All of them lost. All of them were wrong. And it’s another indication that this time around, the Trump 2.0 machine is working much better than the first time. The representation on Capitol Hill has changed and woken up to the fact that their refusal to approve nominees consistent with what the president promised and what his supporters expect will have serious consequences. In the old dynamic, it was a question of, “What will the donors/the New York Times/my neocon friends think of me?” Now the evaluation is: would you like your next primary to be ten times as expensive and feature a well-funded opponent?

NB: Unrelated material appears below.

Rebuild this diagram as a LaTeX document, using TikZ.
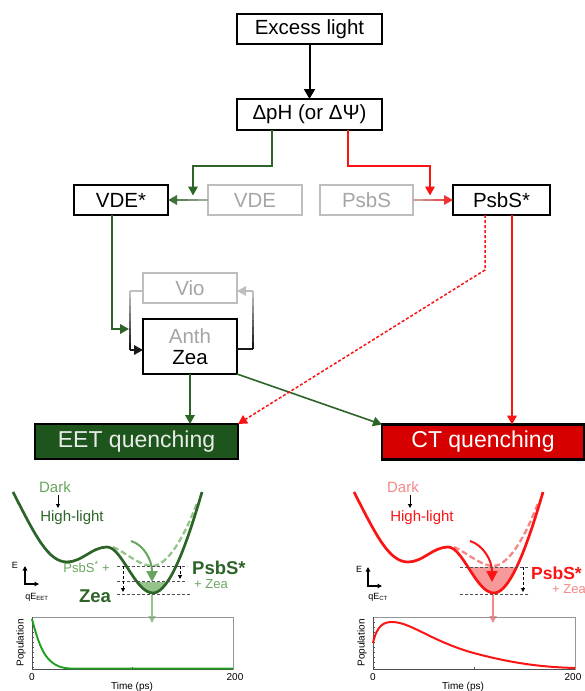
\documentclass[tikz,border=0pt]{standalone}
\usepackage{fontspec}
\setmainfont{Liberation Sans}
\usetikzlibrary{arrows.meta,calc}
\definecolor{dgreen}{RGB}{45,100,40}
\definecolor{boxgreen}{RGB}{30,85,28}
\definecolor{lgreen}{RGB}{105,165,95}
\definecolor{llgreen}{RGB}{150,195,140}
\definecolor{plotgreen}{RGB}{30,160,30}
\definecolor{myred}{RGB}{250,20,20}
\definecolor{boxred}{RGB}{215,0,0}
\definecolor{mypink}{RGB}{245,135,135}
\definecolor{lgray}{RGB}{190,190,190}
\definecolor{tgray}{RGB}{165,165,165}
\definecolor{dashgray}{RGB}{80,80,80}
\definecolor{framegray}{RGB}{150,150,150}
\begin{document}
\begin{tikzpicture}[x=1pt,y=-1pt,
  box/.style={draw=black, line width=1.4pt, inner sep=0pt, outer sep=0pt, minimum height=30pt, font=\fontsize{20.5}{24}\selectfont},
  gbox/.style={box, draw=lgray, text=tgray},
  qbox/.style={draw=black, line width=2.3pt, inner sep=0pt, outer sep=0pt, minimum width=203pt, minimum height=35pt, font=\fontsize{23}{27}\selectfont},
  tipb/.style={-{Triangle[length=10pt,width=11pt]}},
  tipc/.style={-{Triangle[length=9pt,width=9.5pt]}},
  tips/.style={-{Triangle[length=4pt,width=4pt]}},
  gline/.style={dgreen, line width=2pt},
  rline/.style={myred, line width=2pt},
  dl/.style={dashgray, line width=1pt, dash pattern=on 3pt off 2pt},
  lbl/.style={inner sep=0pt, font=\fontsize{15}{17}\selectfont},
  big/.style={inner sep=0pt, font=\fontsize{18.5}{21}\selectfont\bfseries},
  small/.style={inner sep=0pt, font=\fontsize{13}{15}\selectfont},
  tiny/.style={inner sep=0pt, font=\fontsize{9}{10}\selectfont},
  axl/.style={inner sep=0pt, font=\fontsize{10}{11}\selectfont},
  curve/.style={line width=2.7pt, line join=round},
]
\useasboundingbox (0,0) rectangle (585,691);

% ---------- boxes ----------
\node[box, minimum width=145pt] (excess) at (309.5,29) {Excess light};
\node[box, minimum width=145pt, minimum height=31pt] (dph) at (309.5,114.5) {ΔpH (or ΔΨ)};
\node[box, minimum width=94pt] (vdes) at (121,200) {VDE*};
\node[gbox, minimum width=94pt] (vde) at (255,200) {VDE};
\node[gbox, minimum width=93pt] (psbs) at (366.5,200) {PsbS};
\node[box, minimum width=97pt] (psbss) at (501.5,200) {PsbS*};
\node[gbox, minimum width=94pt] (vio) at (190,288) {Vio};
\node[box, minimum width=94pt, minimum height=55pt, align=center] (az) at (190,346.5) {\textcolor{tgray}{Anth}\\[-3pt]Zea};
\node[qbox, fill=boxgreen, text={rgb,255:red,232;green,236;blue,232}] (eet) at (136.5,441.5) {EET quenching};
\node[qbox, fill=boxred, minimum width=202pt, text=white] (ct) at (483,442) {CT quenching};

% ---------- connectors ----------
\draw[black, line width=2pt, tipb] (excess) -- (dph);

\coordinate (g1) at (272,166); \coordinate (g2) at (193,166); \coordinate (g3) at (193,195.5);
\draw[gline, tipc] (g1 |- dph.south) -- (g1) -- (g2) -- (g3);
\coordinate (r1) at (348,166); \coordinate (r2) at (430,166); \coordinate (r3) at (430,195.5);
\draw[rline, tipc] (r1 |- dph.south) -- (r1) -- (r2) -- (r3);

% VDE -> VDE* (gray to green)
\foreach \i/\c in {0/25,1/45,2/65} {
  \draw[line width=1.8pt, color=dgreen!\c!lgray] ($(vde.west)!\i/4!(vdes.east)$) -- ($(vde.west)!\i/4+0.26!(vdes.east)$);
}
\draw[line width=1.8pt, color=dgreen!85!lgray, tipc] ($(vde.west)!0.75!(vdes.east)$) -- (vdes.east);
% PsbS -> PsbS* (gray to red)
\foreach \i/\c in {0/20,1/40,2/60} {
  \draw[line width=1.8pt, color=myred!\c!lgray] ($(psbs.east)!\i/4!(psbss.west)$) -- ($(psbs.east)!\i/4+0.26!(psbss.west)$);
}
\draw[line width=1.8pt, color=myred!80!lgray, tipc] ($(psbs.east)!0.75!(psbss.west)$) -- (psbss.west);

% VDE* -> Anth/Zea
\coordinate (v1) at (112,329); \coordinate (v2) at (129,329);
\draw[gline, tipc] (v1 |- vdes.south) -- (v1) -- (v2);

% cycle Vio <-> Anth/Zea
\coordinate (cl1) at (130,291); \coordinate (cl2) at (130,350);
\coordinate (cr1) at (253,349); \coordinate (cr2) at (253,291);
\draw[lgray, line width=1.7pt] (cl1 -| vio.west) -- (cl1);
\foreach \i/\c in {0/0,1/12,2/25,3/38,4/50,5/62,6/75,7/88} {
  \draw[line width=1.7pt, color=black!\c!lgray] ($(cl1)!\i/8!(cl2)$) -- ($(cl1)!\i/8+0.13!(cl2)$);
}
\draw[black!90, line width=1.7pt, tipc] (cl2) -- (cl2 -| az.west);
\draw[black!90, line width=1.7pt] (cr1 -| az.east) -- (cr1);
\foreach \i/\c in {0/88,1/75,2/62,3/50,4/38,5/25,6/12,7/0} {
  \draw[line width=1.7pt, color=black!\c!lgray] ($(cr1)!\i/8!(cr2)$) -- ($(cr1)!\i/8+0.13!(cr2)$);
}
\draw[lgray, line width=1.7pt, tipc] (cr2) -- (cr2 -| vio.east);

% to quenching boxes
\draw[gline, tipc] (az.south) -- (az.south |- eet.north);
\draw[dgreen, line width=1.6pt, tipc] (az.south east) -- (ct.north west);
\coordinate (p1) at (512,300);
\draw[rline, tipc] (p1 |- psbss.south) -- (p1 |- ct.north);
\coordinate (d1) at (485,270);
\draw[myred, line width=1.5pt, dash pattern=on 3pt off 2pt, tipc] (d1 |- psbss.south) -- (d1) -- (eet.north east);

% ---------- left bottom panel ----------
\node[lbl, text=lgreen] (ldark) at (55,487) {Dark};
\draw[black, line width=1pt, tips] (58,495) -- (58,508);
\node[lbl, text=dgreen] (lhigh) at (72,518) {High-light};

\begin{scope}
\clip (100,582) rectangle (210,600);
\fill[llgreen] (107,547) .. controls (122,547) and (135,593) .. (153,593) .. controls (170,593) and (188,540) .. (202,492) -- cycle;
\end{scope}
\draw[llgreen, line width=2.3pt, dash pattern=on 6pt off 3pt] (113,547) .. controls (125,552) and (140,566) .. (152,566) .. controls (168,566) and (185,535) .. (197,503);
\draw[dgreen, curve] (13,492) .. controls (35,535) and (48,562) .. (67,562) .. controls (82,562) and (92,547) .. (107,547) .. controls (122,547) and (135,593) .. (153,593) .. controls (170,593) and (188,540) .. (202,492);
\draw[lgreen, line width=2pt, -{Triangle[length=11pt,width=11pt]}] (131,541) .. controls (144,545) and (152,560) .. (152,582);

\draw[dl] (117,566) -- (187,566);
\draw[dl] (117,581) -- (187,581);
\draw[dl] (117,594) -- (190,594);
\draw[dl, black, tips] (123,566) -- (123,592);
\draw[dl, black, tips] (180,566) -- (180,579);

\node[small, text=lgreen, anchor=east] (lpz) at (110,567) {PsbS\textsuperscript{*} +};
\node[big, text=dgreen] (lzea) at (95,596) {Zea};
\node[big, text=dgreen, anchor=west] (lpsbs) at (192,568) {PsbS*};
\node[small, text=lgreen, anchor=west] (lplz) at (194,584) {+ Zea};

\node[tiny] (le) at (15,565) {E};
\draw[black, line width=1.5pt, {Triangle[length=4.5pt,width=4.5pt]}-{Triangle[length=4.5pt,width=4.5pt]}] (25,566) -- (25,584) -- (39,584);
\node[tiny] (lqe) at (37,597) {qE\textsubscript{EET}};

\draw[llgreen, line width=1.7pt, -{Triangle[length=7pt,width=7pt]}] (152,595) -- (152,623);

% plot left
\draw[framegray, line width=0.9pt] (32,617) rectangle (233,669);
\draw[dashgray, line width=1pt] (32,617) -- (32,669) -- (233,669);
\foreach \y in {622,627,...,667} \draw[dashgray, line width=0.5pt] (32,\y) -- (34,\y);
\draw[dashgray, line width=0.7pt] (132.5,669) -- (132.5,667);
\draw[plotgreen, line width=1.9pt] (32,619) .. controls (40,650) and (47,667.5) .. (70,668.5) -- (233,668.5);
\node[axl, rotate=90] (lpop) at (21,643) {Population};
\node[axl] (l0) at (32,677) {0};
\node[axl] (l200) at (235,677) {200};
\node[axl] (ltime) at (132,686.5) {Time (ps)};

% ---------- right bottom panel ----------
\node[lbl, text=mypink] (rdark) at (403,487) {Dark};
\draw[black, line width=1pt, tips] (410,495) -- (410,508);
\node[lbl, text=myred] (rhigh) at (422,518) {High-light};

\begin{scope}[xshift=341pt]
\begin{scope}
\clip (100,567) rectangle (210,600);
\fill[mypink!85] (107,547) .. controls (122,547) and (135,593) .. (153,593) .. controls (170,593) and (188,540) .. (202,492) -- cycle;
\end{scope}
\draw[mypink, line width=2.3pt, dash pattern=on 6pt off 3pt] (113,547) .. controls (125,552) and (140,566) .. (152,566) .. controls (168,566) and (185,535) .. (197,503);
\draw[myred, curve] (13,492) .. controls (35,535) and (48,562) .. (67,562) .. controls (82,562) and (92,547) .. (107,547) .. controls (122,547) and (135,593) .. (153,593) .. controls (170,593) and (188,540) .. (202,492);
\draw[myred, line width=2pt, -{Triangle[length=11pt,width=11pt]}] (129,541) .. controls (142,545) and (151,560) .. (151,582);
\draw[dl] (119,567) -- (189,567);
\draw[dl] (119,594) -- (189,594);
\draw[dl, black, tips] (182,567) -- (182,592);
\draw[mypink, line width=1.7pt, -{Triangle[length=7pt,width=7pt]}] (152,595) -- (152,623);
% plot right
\draw[framegray, line width=0.9pt] (32,617) rectangle (234,669);
\draw[dashgray, line width=1pt] (32,617) -- (32,669) -- (234,669);
\foreach \y in {622,627,...,667} \draw[dashgray, line width=0.5pt] (32,\y) -- (34,\y);
\draw[dashgray, line width=0.7pt] (133,669) -- (133,667);
\draw[myred, line width=2pt] (32,643) .. controls (36,625) and (43,622) .. (51,622) .. controls (69,622) and (89,640) .. (129,652) .. controls (169,663) and (199,667) .. (234,668);
\node[axl, rotate=90] (rpop) at (21,643) {Population};
\node[axl] (r0) at (32,677) {0};
\node[axl] (r200) at (232,677) {200};
\node[axl] (rtime) at (122,686.5) {Time (ps)};
\end{scope}

\node[inner sep=0pt, font=\fontsize{17.5}{20}\selectfont\bfseries, text=myred, anchor=west] (rpsbs) at (531,573) {PsbS*};
\node[small, text=mypink, anchor=west] (rplz) at (552,589) {+ Zea};
\node[tiny] (re) at (359,569) {E};
\draw[black, line width=1.5pt, {Triangle[length=4.5pt,width=4.5pt]}-{Triangle[length=4.5pt,width=4.5pt]}] (368,567) -- (368,586) -- (382,586);
\node[tiny] (rqe) at (378,597) {qE\textsubscript{CT}};
\end{tikzpicture}
\end{document}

The choice is yours.
For RFK, the key component was Senator Bill Cassidy of Louisiana, a doctor whose skepticism about Kennedy’s answers was obvious in the recent HELP committee hearing. But Cassidy came around after pressure from Kennedy’s supporters, including a deluge of phone calls and commitments from the nominee behind the scenes. For Gabbard, the distrust was palpable in her hearing, where Todd Young of Indiana and James Lankford of Oklahoma — the latter of whom had already endorsed her for the job — added their names to the skeptic list alongside Maine’s Susan Collins. But when Collins moved in Gabbard’s direction after her hearing, it was a sign of more to come: Lankford and Young came in line, and now her confirmation on the Senate floor is virtually assured.
There is a long list of people who exercised power over the Republican coalition for a very long time without necessarily earning it or having the experience to justify a position where they pass judgment on cabinet nominees, policy choices and the like. The days where those old-fashioned internal leaders held sway are now over. A new cadre of rainmakers and sidekicks is taking their place, lifted up by social media presence and their own brand of modern gravitas. It will be interesting to see what they do differently now that they hold the reins — or if they just choose to emulate those who came before whose time is now firmly in the past.